● **Instructions to follow**
Using the listing below, give again exactly the lines from the line with "What Apache ECharts" to the line with "const zTicks = [564, 566, 568, 570, 572, 574];", inclusive, without the pictures.

● **Listing**
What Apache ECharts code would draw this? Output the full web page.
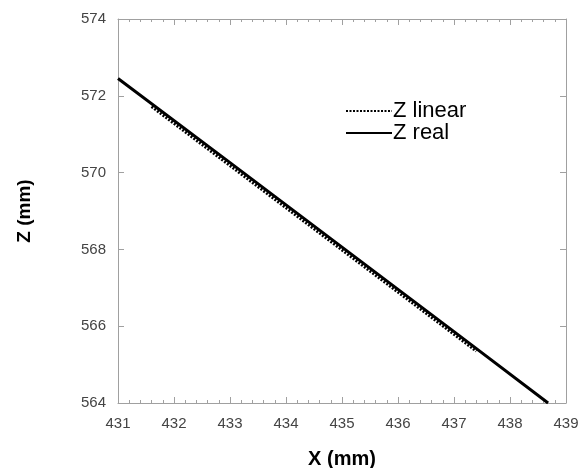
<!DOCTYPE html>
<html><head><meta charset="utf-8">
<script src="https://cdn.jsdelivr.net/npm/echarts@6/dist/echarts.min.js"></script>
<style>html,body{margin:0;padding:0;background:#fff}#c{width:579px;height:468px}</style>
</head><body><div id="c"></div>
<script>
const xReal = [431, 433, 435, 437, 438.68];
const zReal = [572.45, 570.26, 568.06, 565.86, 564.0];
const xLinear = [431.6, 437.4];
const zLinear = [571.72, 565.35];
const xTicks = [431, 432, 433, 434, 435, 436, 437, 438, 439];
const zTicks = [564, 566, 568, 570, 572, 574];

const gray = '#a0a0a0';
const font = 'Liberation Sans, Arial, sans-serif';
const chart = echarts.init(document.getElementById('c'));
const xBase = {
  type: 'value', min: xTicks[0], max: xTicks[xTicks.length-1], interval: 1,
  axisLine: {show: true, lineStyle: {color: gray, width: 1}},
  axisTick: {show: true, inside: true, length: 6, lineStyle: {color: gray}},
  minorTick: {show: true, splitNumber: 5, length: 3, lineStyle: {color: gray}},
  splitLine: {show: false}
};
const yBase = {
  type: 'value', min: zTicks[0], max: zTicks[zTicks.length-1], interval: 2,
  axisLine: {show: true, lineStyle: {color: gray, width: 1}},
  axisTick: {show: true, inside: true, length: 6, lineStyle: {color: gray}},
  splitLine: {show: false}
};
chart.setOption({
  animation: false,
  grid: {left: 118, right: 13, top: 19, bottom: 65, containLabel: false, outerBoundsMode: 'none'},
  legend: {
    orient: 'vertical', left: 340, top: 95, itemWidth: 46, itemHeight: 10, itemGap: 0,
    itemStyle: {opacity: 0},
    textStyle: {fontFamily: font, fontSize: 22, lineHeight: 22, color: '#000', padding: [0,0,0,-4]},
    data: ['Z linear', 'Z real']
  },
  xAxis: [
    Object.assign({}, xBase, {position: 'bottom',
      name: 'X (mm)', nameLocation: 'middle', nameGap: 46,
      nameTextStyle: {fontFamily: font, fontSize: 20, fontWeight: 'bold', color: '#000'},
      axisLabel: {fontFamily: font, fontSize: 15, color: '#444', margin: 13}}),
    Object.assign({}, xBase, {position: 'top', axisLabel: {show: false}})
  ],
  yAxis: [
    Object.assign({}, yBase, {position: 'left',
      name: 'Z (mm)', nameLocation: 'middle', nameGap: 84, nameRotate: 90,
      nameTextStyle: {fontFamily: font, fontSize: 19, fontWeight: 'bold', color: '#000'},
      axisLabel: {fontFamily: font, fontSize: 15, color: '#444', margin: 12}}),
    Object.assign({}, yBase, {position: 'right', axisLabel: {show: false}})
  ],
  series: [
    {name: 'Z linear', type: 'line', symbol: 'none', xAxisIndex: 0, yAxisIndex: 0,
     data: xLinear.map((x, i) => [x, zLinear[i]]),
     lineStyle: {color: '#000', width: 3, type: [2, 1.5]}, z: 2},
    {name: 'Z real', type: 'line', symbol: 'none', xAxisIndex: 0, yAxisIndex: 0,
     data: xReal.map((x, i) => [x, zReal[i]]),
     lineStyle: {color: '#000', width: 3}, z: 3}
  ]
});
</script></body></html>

...

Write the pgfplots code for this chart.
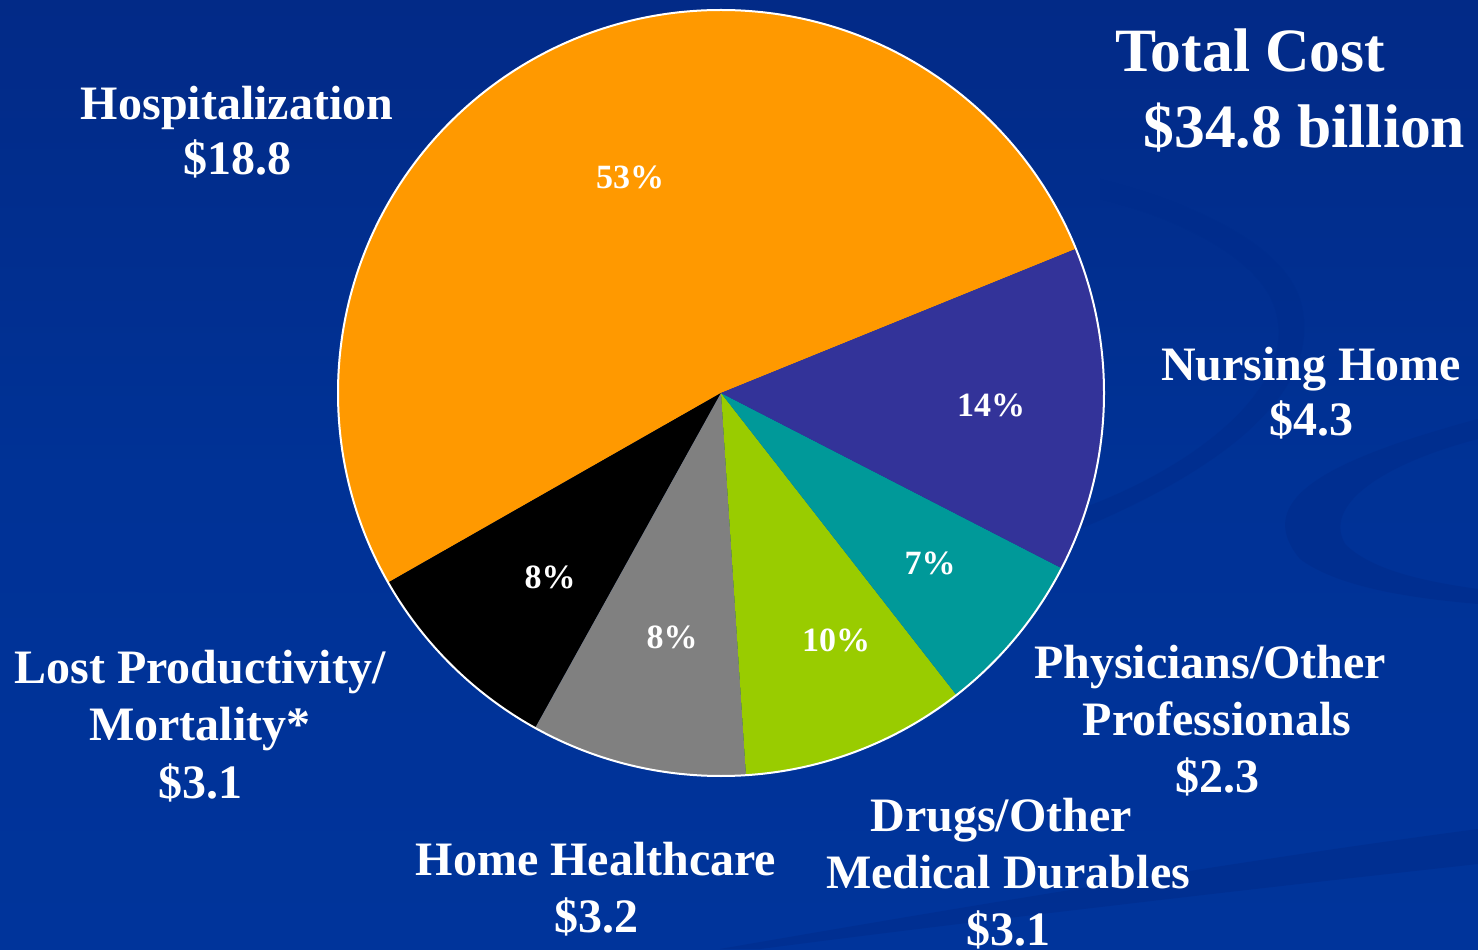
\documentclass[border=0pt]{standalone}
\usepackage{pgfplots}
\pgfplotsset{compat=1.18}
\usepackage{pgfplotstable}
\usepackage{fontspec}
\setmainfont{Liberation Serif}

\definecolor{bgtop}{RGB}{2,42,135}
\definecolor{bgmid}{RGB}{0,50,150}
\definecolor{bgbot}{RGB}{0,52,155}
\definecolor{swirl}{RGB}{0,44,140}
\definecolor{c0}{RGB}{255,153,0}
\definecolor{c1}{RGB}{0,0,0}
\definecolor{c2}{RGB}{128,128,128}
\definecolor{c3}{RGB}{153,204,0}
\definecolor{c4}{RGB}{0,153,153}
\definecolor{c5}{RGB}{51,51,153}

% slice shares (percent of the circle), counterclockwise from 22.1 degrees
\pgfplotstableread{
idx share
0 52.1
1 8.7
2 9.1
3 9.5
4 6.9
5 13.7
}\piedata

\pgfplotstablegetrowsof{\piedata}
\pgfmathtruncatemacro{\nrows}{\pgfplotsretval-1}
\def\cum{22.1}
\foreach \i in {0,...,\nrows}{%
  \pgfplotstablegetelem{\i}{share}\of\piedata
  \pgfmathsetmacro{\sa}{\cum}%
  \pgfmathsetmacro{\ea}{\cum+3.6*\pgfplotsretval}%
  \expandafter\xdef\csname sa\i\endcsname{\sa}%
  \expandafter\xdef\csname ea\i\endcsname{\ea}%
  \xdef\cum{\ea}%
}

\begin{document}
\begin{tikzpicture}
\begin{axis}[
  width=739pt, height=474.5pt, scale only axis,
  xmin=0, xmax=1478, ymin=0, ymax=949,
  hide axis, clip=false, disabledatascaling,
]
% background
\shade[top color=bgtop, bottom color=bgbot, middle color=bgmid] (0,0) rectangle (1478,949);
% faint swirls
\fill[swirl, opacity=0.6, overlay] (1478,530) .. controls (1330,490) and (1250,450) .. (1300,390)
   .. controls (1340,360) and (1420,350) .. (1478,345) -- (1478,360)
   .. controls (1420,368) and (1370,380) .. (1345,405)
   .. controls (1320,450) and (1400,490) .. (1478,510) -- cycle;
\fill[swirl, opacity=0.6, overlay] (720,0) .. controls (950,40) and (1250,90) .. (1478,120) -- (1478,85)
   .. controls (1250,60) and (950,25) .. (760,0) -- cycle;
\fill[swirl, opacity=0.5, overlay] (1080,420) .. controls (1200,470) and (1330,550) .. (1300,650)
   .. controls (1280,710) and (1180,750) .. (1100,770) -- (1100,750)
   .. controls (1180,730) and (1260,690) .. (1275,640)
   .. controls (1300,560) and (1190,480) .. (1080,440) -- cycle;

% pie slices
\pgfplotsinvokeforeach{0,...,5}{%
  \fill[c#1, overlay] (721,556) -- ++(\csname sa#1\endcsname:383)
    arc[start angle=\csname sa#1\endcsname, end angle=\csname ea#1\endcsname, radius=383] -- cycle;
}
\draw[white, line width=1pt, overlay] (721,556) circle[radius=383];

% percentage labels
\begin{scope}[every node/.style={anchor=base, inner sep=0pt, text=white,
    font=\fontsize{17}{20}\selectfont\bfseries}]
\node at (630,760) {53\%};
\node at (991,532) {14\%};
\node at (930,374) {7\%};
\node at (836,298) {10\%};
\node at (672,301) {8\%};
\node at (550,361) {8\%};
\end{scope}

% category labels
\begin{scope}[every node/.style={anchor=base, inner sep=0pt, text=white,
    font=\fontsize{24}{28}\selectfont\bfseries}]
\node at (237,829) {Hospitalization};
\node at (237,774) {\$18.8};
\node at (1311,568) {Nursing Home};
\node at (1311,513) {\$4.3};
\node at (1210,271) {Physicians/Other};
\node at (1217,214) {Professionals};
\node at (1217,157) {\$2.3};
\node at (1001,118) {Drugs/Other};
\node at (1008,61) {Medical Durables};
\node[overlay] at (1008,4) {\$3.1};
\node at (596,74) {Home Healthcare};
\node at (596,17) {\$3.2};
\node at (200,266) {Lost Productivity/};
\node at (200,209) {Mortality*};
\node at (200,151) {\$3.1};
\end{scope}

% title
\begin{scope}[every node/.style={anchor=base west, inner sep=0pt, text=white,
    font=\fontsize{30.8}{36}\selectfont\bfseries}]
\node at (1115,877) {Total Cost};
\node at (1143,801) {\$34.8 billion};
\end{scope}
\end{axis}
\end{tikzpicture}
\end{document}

● **Output**
What Apache ECharts code would draw this? Output the full web page.
<!DOCTYPE html>
<html><head><meta charset="utf-8">
<script src="https://cdn.jsdelivr.net/npm/echarts@6/dist/echarts.min.js"></script>
<style>html,body{margin:0;padding:0;background:#fff}#c{width:579px;height:468px}</style>
</head><body><div id="c"></div>
<script>
const xReal = [431, 433, 435, 437, 438.68];
const zReal = [572.45, 570.26, 568.06, 565.86, 564.0];
const xLinear = [431.6, 437.4];
const zLinear = [571.72, 565.35];
const xTicks = [431, 432, 433, 434, 435, 436, 437, 438, 439];
const zTicks = [564, 566, 568, 570, 572, 574];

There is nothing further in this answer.